= Aisea Katonivere =

Fijian chief and politician (died 2013)

Ratu Aisea Cavunailoa Katonivere (died 18 April 2013) was a Fijian chief and politician who hailed from the chiefly village of Naduri from the northern Province of Macuata, where he was the Paramount Chief and Chairman of the Provincial Council. He held the title of Caumatalevu na Turaga na Tui Macuata, which is usually abbreviated to Tui Macuata.

== Political career ==

In the parliamentary election of 2001, he contested the Macuata Fijian Communal Constituency for the Soqosoqo Duavata ni Lewenivanua (SDL), but was defeated by Isireli Leweniqila of the Conservative Alliance (CAMV). On 23 February 2006, he announced his candidacy for the Presidency or Vice-Presidency. When the Great Council of Chiefs met on 8 March, however, it reelected Ratu Josefa Iloilo as President and Ratu Joni Madraiwiwi as Vice-President.

In June 2006, the Great Council of Chiefs chose Katonivere as one of its fourteen nominees to the Senate. He held this position until the 2006 Fijian coup d'état.

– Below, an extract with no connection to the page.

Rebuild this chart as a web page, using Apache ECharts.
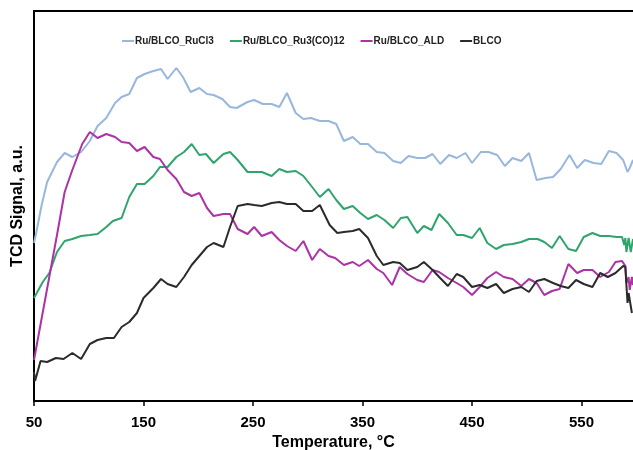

In 2006, he was awarded a Golden Ocean Conservation Award by the World Wildlife Fund for his work on protecting marine biodiversity.

In May 2008, he lost his position as chair of the Macuata provincial council and was replaced by Isireli Leweniqila.

==Succession==

Katonivere died on a fishing trip when his boat capsized. He was succeeded as Tui Macuata by his younger brother, Ratu Wiliame Katonivere in 2013.